◆ TASK GOAL ◆
Would you repeat the listing exactly but omit every picture?

◆ COLLECTED MATERIAL ◆
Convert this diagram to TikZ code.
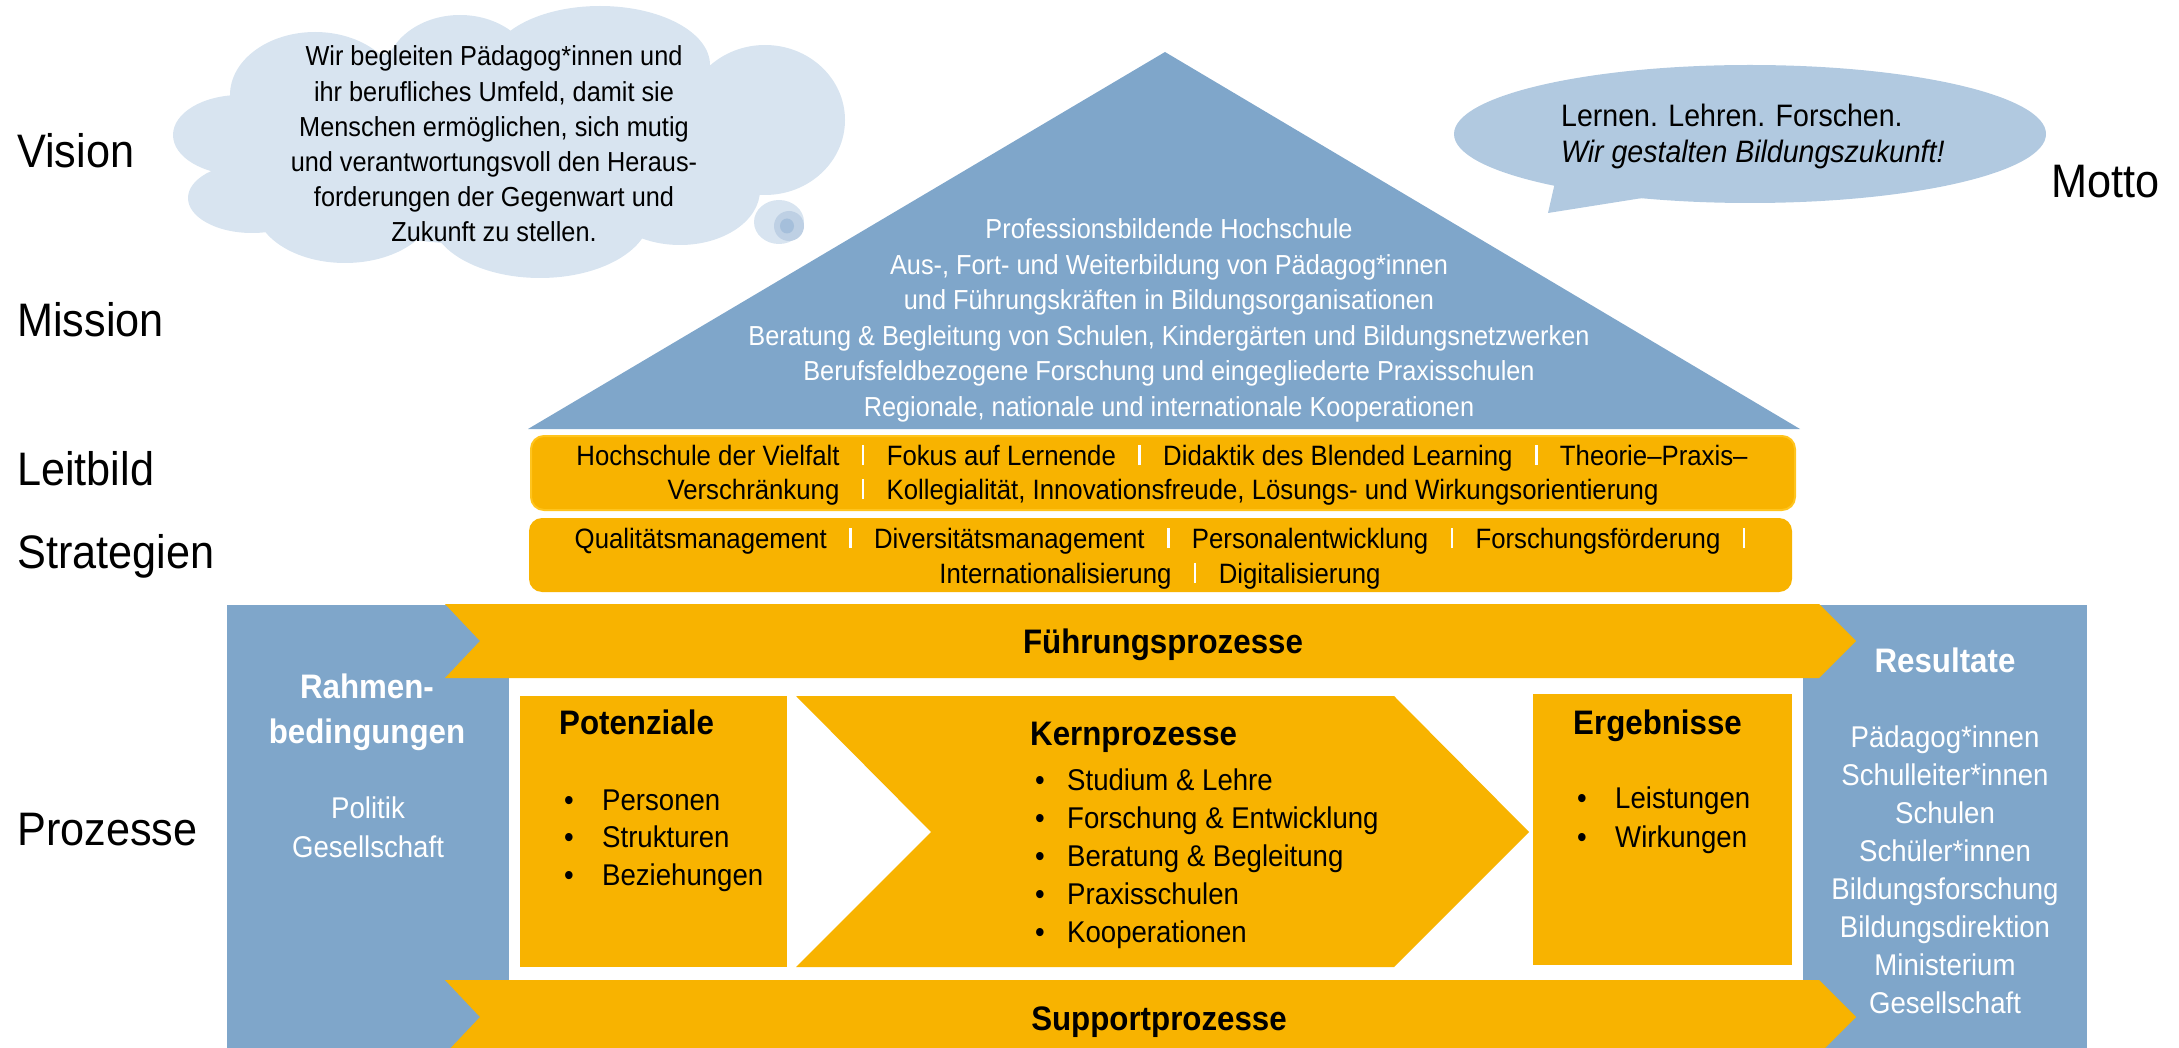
\documentclass[tikz,border=0pt]{standalone}
\usepackage{fontspec}
\setmainfont{Liberation Sans}[FakeStretch=0.92]
\definecolor{hblue}{RGB}{127,166,202}
\definecolor{hgold}{RGB}{248,179,0}
\definecolor{hgoldedge}{RGB}{255,196,30}
\definecolor{cloudc}{RGB}{216,228,240}
\definecolor{mottoc}{RGB}{177,201,224}
\definecolor{bubmid}{RGB}{190,208,228}
\definecolor{bubin}{RGB}{165,191,219}
\newcommand\barsep{\hspace{0.8em}{\color{white}\rule{2.5pt}{0.72em}}\hspace{0.8em}}
\newcommand\bul[1]{\makebox[#1][l]{•}}
\tikzset{
  lbl/.style={anchor=base west, inner sep=0pt, font=\fontsize{47}{56}\selectfont},
  cloudtxt/.style={anchor=base, inner sep=0pt, font=\fontsize{27.5}{33}\selectfont},
  rooftxt/.style={anchor=base, inner sep=0pt, text=white, font=\fontsize{27.5}{33}\selectfont},
  mottotxt/.style={anchor=base west, inner sep=0pt, font=\fontsize{31}{37}\selectfont},
  bandtxt/.style={anchor=base, inner sep=0pt, font=\fontsize{28}{33}\selectfont},
  ttl/.style={inner sep=0pt, font=\bfseries\fontsize{34}{40}\selectfont},
  itm/.style={anchor=base west, inner sep=0pt, font=\fontsize{30}{36}\selectfont},
  witm/.style={anchor=base, inner sep=0pt, text=white, font=\fontsize{30}{36}\selectfont},
}
\begin{document}
\begin{tikzpicture}[x=1pt, y=-1pt]
\useasboundingbox (0,0) rectangle (2179,1048);
\clip (0,0) rectangle (2179,1048);

% ---- thought cloud (vision)
\fill[cloudc]
  (240,135) ellipse [x radius=67pt, y radius=40pt]
  (252,198) ellipse [x radius=64pt, y radius=35pt]
  (315,95) ellipse [x radius=85pt, y radius=63pt]
  (460,75) ellipse [x radius=75pt, y radius=60pt]
  (600,65) ellipse [x radius=110pt, y radius=59pt]
  (765,120) ellipse [x radius=80pt, y radius=75pt]
  (680,190) ellipse [x radius=80pt, y radius=55pt]
  (540,215) ellipse [x radius=110pt, y radius=63pt]
  (345,205) ellipse [x radius=90pt, y radius=58pt]
  (500,145) ellipse [x radius=280pt, y radius=100pt];
\fill[cloudc] (779,222) ellipse [x radius=25pt, y radius=22pt];
\fill[bubmid] (789,226) ellipse [x radius=15pt, y radius=15pt];
\fill[bubin] (787,226) ellipse [x radius=7pt, y radius=7.5pt];

% ---- speech bubble (motto)
\fill[mottoc] (1750,134) ellipse [x radius=296pt, y radius=69pt];
\fill[mottoc] (1556,178) -- (1548,213) -- (1655,196) -- cycle;

% ---- roof
\fill[hblue] (528,429) -- (1165,52) -- (1800,429) -- cycle;

% ---- Leitbild / Strategien bands
\draw[fill=hgold, draw=hgoldedge, line width=2pt, rounded corners=13pt] (531,436) rectangle (1795,510);
\fill[hgold, rounded corners=13pt] (529,518) rectangle (1792,592);

% ---- process area
\fill[hblue] (227,605) rectangle (2087,1060);
\fill[white] (509,678) rectangle (1803,980);
\fill[hgold] (445,604) -- (1819,604) -- (1856,641) -- (1819,678) -- (445,678) -- (480,641) -- cycle;
\fill[hgold] (445,980) -- (1819,980) -- (1856,1017) -- (1819,1054) -- (445,1054) -- (480,1017) -- cycle;
\fill[hgold] (520,696) rectangle (787,967);
\fill[hgold] (796,696) -- (1394,696) -- (1529,832) -- (1394,967) -- (796,967) -- (931,832) -- cycle;
\fill[hgold] (1533,694) rectangle (1792,965);

% ---- left labels
\node[lbl] (vision) at (17,168) {Vision};
\node[lbl] (mission) at (17,337) {Mission};
\node[lbl] (leitbild) at (17,485) {Leitbild};
\node[lbl] (strategien) at (17,568) {Strategien};
\node[lbl] (prozesse) at (17,845) {Prozesse};
\node[lbl] (motto) at (2051,198) {Motto};

% ---- cloud text
\foreach \t [count=\i] in {{Wir begleiten Pädagog*innen und},{ihr berufliches Umfeld, damit sie},{Menschen ermöglichen, sich mutig},{und verantwortungsvoll den Heraus-},{forderungen der Gegenwart und},{Zukunft zu stellen.}}
  \node[cloudtxt] (cl\i) at (494,{66+35.2*(\i-1)}) {\t};

% ---- motto text
\node[mottotxt] (motto1) at (1561,127) {Lernen. Lehren. Forschen.};
\node[mottotxt, font=\itshape\fontsize{31}{37}\selectfont] (motto2) at (1561,163) {Wir gestalten Bildungszukunft!};

% ---- roof text
\foreach \t [count=\i] in {{Professionsbildende Hochschule},{Aus-, Fort- und Weiterbildung von Pädagog*innen},{und Führungskräften in Bildungsorganisationen},{Beratung \& Begleitung von Schulen, Kindergärten und Bildungsnetzwerken},{Berufsfeldbezogene Forschung und eingegliederte Praxisschulen},{Regionale, nationale und internationale Kooperationen}}
  \node[rooftxt] (roof\i) at (1169,{239+35.4*(\i-1)}) {\t};

% ---- Leitbild / Strategien text
\node[bandtxt] (lb1) at (1162,465) {Hochschule der Vielfalt\barsep Fokus auf Lernende\barsep Didaktik des Blended Learning\barsep Theorie–Praxis–};
\node[bandtxt] (lb2) at (1163,499) {Verschränkung\barsep Kollegialität, Innovationsfreude, Lösungs- und Wirkungsorientierung};
\node[bandtxt] (st1) at (1160,548) {Qualitätsmanagement\barsep Diversitätsmanagement\barsep Personalentwicklung\barsep Forschungsförderung\barsep};
\node[bandtxt] (st2) at (1160,583) {Internationalisierung\barsep Digitalisierung};

% ---- process band titles
\node[ttl, anchor=base] (fuehrung) at (1163,653) {Führungsprozesse};
\node[ttl, anchor=base] (support) at (1159,1030) {Supportprozesse};

% ---- Rahmenbedingungen
\node[ttl, anchor=base, text=white] (rahmen1) at (367,698) {Rahmen-};
\node[ttl, anchor=base, text=white] (rahmen2) at (367,743) {bedingungen};
\node[witm] (politik) at (368,818) {Politik};
\node[witm] (gesell) at (368,857) {Gesellschaft};

% ---- Potenziale
\node[ttl, anchor=base west] (pot) at (559,734) {Potenziale};
\foreach \t [count=\i] in {Personen,Strukturen,Beziehungen}
  \node[itm] (pot\i) at (564,{810+37.5*(\i-1)}) {\bul{38pt}\t};

% ---- Kernprozesse
\node[ttl, anchor=base west] (kern) at (1030,745) {Kernprozesse};
\foreach \t [count=\i] in {{Studium \& Lehre},{Forschung \& Entwicklung},{Beratung \& Begleitung},{Praxisschulen},{Kooperationen}}
  \node[itm] (kern\i) at (1035,{790+38.2*(\i-1)}) {\bul{32pt}\t};

% ---- Ergebnisse
\node[ttl, anchor=base west] (erg) at (1573,734) {Ergebnisse};
\foreach \t [count=\i] in {Leistungen,Wirkungen}
  \node[itm] (erg\i) at (1577,{808+39*(\i-1)}) {\bul{38pt}\t};

% ---- Resultate
\node[ttl, anchor=base, text=white] (res) at (1945,672) {Resultate};
\foreach \t [count=\i] in {Pädagog*innen,Schulleiter*innen,Schulen,Schüler*innen,Bildungsforschung,Bildungsdirektion,Ministerium,Gesellschaft}
  \node[witm] (res\i) at (1945,{747+38*(\i-1)}) {\t};
\end{tikzpicture}
\end{document}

◆ FINISHED TASK ◆
Convert this diagram to TikZ code.
\documentclass[tikz,border=0pt]{standalone}
\usepackage{fontspec}
\setmainfont{Liberation Sans}[FakeStretch=0.92]
\definecolor{hblue}{RGB}{127,166,202}
\definecolor{hgold}{RGB}{248,179,0}
\definecolor{hgoldedge}{RGB}{255,196,30}
\definecolor{cloudc}{RGB}{216,228,240}
\definecolor{mottoc}{RGB}{177,201,224}
\definecolor{bubmid}{RGB}{190,208,228}
\definecolor{bubin}{RGB}{165,191,219}
\newcommand\barsep{\hspace{0.8em}{\color{white}\rule{2.5pt}{0.72em}}\hspace{0.8em}}
\newcommand\bul[1]{\makebox[#1][l]{•}}
\tikzset{
  lbl/.style={anchor=base west, inner sep=0pt, font=\fontsize{47}{56}\selectfont},
  cloudtxt/.style={anchor=base, inner sep=0pt, font=\fontsize{27.5}{33}\selectfont},
  rooftxt/.style={anchor=base, inner sep=0pt, text=white, font=\fontsize{27.5}{33}\selectfont},
  mottotxt/.style={anchor=base west, inner sep=0pt, font=\fontsize{31}{37}\selectfont},
  bandtxt/.style={anchor=base, inner sep=0pt, font=\fontsize{28}{33}\selectfont},
  ttl/.style={inner sep=0pt, font=\bfseries\fontsize{34}{40}\selectfont},
  itm/.style={anchor=base west, inner sep=0pt, font=\fontsize{30}{36}\selectfont},
  witm/.style={anchor=base, inner sep=0pt, text=white, font=\fontsize{30}{36}\selectfont},
}
\begin{document}
\begin{tikzpicture}[x=1pt, y=-1pt]
\useasboundingbox (0,0) rectangle (2179,1048);
\clip (0,0) rectangle (2179,1048);

% ---- thought cloud (vision)
\fill[cloudc]
  (240,135) ellipse [x radius=67pt, y radius=40pt]
  (252,198) ellipse [x radius=64pt, y radius=35pt]
  (315,95) ellipse [x radius=85pt, y radius=63pt]
  (460,75) ellipse [x radius=75pt, y radius=60pt]
  (600,65) ellipse [x radius=110pt, y radius=59pt]
  (765,120) ellipse [x radius=80pt, y radius=75pt]
  (680,190) ellipse [x radius=80pt, y radius=55pt]
  (540,215) ellipse [x radius=110pt, y radius=63pt]
  (345,205) ellipse [x radius=90pt, y radius=58pt]
  (500,145) ellipse [x radius=280pt, y radius=100pt];
\fill[cloudc] (779,222) ellipse [x radius=25pt, y radius=22pt];
\fill[bubmid] (789,226) ellipse [x radius=15pt, y radius=15pt];
\fill[bubin] (787,226) ellipse [x radius=7pt, y radius=7.5pt];

% ---- speech bubble (motto)
\fill[mottoc] (1750,134) ellipse [x radius=296pt, y radius=69pt];
\fill[mottoc] (1556,178) -- (1548,213) -- (1655,196) -- cycle;

% ---- roof
\fill[hblue] (528,429) -- (1165,52) -- (1800,429) -- cycle;

% ---- Leitbild / Strategien bands
\draw[fill=hgold, draw=hgoldedge, line width=2pt, rounded corners=13pt] (531,436) rectangle (1795,510);
\fill[hgold, rounded corners=13pt] (529,518) rectangle (1792,592);

% ---- process area
\fill[hblue] (227,605) rectangle (2087,1060);
\fill[white] (509,678) rectangle (1803,980);
\fill[hgold] (445,604) -- (1819,604) -- (1856,641) -- (1819,678) -- (445,678) -- (480,641) -- cycle;
\fill[hgold] (445,980) -- (1819,980) -- (1856,1017) -- (1819,1054) -- (445,1054) -- (480,1017) -- cycle;
\fill[hgold] (520,696) rectangle (787,967);
\fill[hgold] (796,696) -- (1394,696) -- (1529,832) -- (1394,967) -- (796,967) -- (931,832) -- cycle;
\fill[hgold] (1533,694) rectangle (1792,965);

% ---- left labels
\node[lbl] (vision) at (17,168) {Vision};
\node[lbl] (mission) at (17,337) {Mission};
\node[lbl] (leitbild) at (17,485) {Leitbild};
\node[lbl] (strategien) at (17,568) {Strategien};
\node[lbl] (prozesse) at (17,845) {Prozesse};
\node[lbl] (motto) at (2051,198) {Motto};

% ---- cloud text
\foreach \t [count=\i] in {{Wir begleiten Pädagog*innen und},{ihr berufliches Umfeld, damit sie},{Menschen ermöglichen, sich mutig},{und verantwortungsvoll den Heraus-},{forderungen der Gegenwart und},{Zukunft zu stellen.}}
  \node[cloudtxt] (cl\i) at (494,{66+35.2*(\i-1)}) {\t};

% ---- motto text
\node[mottotxt] (motto1) at (1561,127) {Lernen. Lehren. Forschen.};
\node[mottotxt, font=\itshape\fontsize{31}{37}\selectfont] (motto2) at (1561,163) {Wir gestalten Bildungszukunft!};

% ---- roof text
\foreach \t [count=\i] in {{Professionsbildende Hochschule},{Aus-, Fort- und Weiterbildung von Pädagog*innen},{und Führungskräften in Bildungsorganisationen},{Beratung \& Begleitung von Schulen, Kindergärten und Bildungsnetzwerken},{Berufsfeldbezogene Forschung und eingegliederte Praxisschulen},{Regionale, nationale und internationale Kooperationen}}
  \node[rooftxt] (roof\i) at (1169,{239+35.4*(\i-1)}) {\t};

% ---- Leitbild / Strategien text
\node[bandtxt] (lb1) at (1162,465) {Hochschule der Vielfalt\barsep Fokus auf Lernende\barsep Didaktik des Blended Learning\barsep Theorie–Praxis–};
\node[bandtxt] (lb2) at (1163,499) {Verschränkung\barsep Kollegialität, Innovationsfreude, Lösungs- und Wirkungsorientierung};
\node[bandtxt] (st1) at (1160,548) {Qualitätsmanagement\barsep Diversitätsmanagement\barsep Personalentwicklung\barsep Forschungsförderung\barsep};
\node[bandtxt] (st2) at (1160,583) {Internationalisierung\barsep Digitalisierung};

% ---- process band titles
\node[ttl, anchor=base] (fuehrung) at (1163,653) {Führungsprozesse};
\node[ttl, anchor=base] (support) at (1159,1030) {Supportprozesse};

% ---- Rahmenbedingungen
\node[ttl, anchor=base, text=white] (rahmen1) at (367,698) {Rahmen-};
\node[ttl, anchor=base, text=white] (rahmen2) at (367,743) {bedingungen};
\node[witm] (politik) at (368,818) {Politik};
\node[witm] (gesell) at (368,857) {Gesellschaft};

% ---- Potenziale
\node[ttl, anchor=base west] (pot) at (559,734) {Potenziale};
\foreach \t [count=\i] in {Personen,Strukturen,Beziehungen}
  \node[itm] (pot\i) at (564,{810+37.5*(\i-1)}) {\bul{38pt}\t};

% ---- Kernprozesse
\node[ttl, anchor=base west] (kern) at (1030,745) {Kernprozesse};
\foreach \t [count=\i] in {{Studium \& Lehre},{Forschung \& Entwicklung},{Beratung \& Begleitung},{Praxisschulen},{Kooperationen}}
  \node[itm] (kern\i) at (1035,{790+38.2*(\i-1)}) {\bul{32pt}\t};

% ---- Ergebnisse
\node[ttl, anchor=base west] (erg) at (1573,734) {Ergebnisse};
\foreach \t [count=\i] in {Leistungen,Wirkungen}
  \node[itm] (erg\i) at (1577,{808+39*(\i-1)}) {\bul{38pt}\t};

% ---- Resultate
\node[ttl, anchor=base, text=white] (res) at (1945,672) {Resultate};
\foreach \t [count=\i] in {Pädagog*innen,Schulleiter*innen,Schulen,Schüler*innen,Bildungsforschung,Bildungsdirektion,Ministerium,Gesellschaft}
  \node[witm] (res\i) at (1945,{747+38*(\i-1)}) {\t};
\end{tikzpicture}
\end{document}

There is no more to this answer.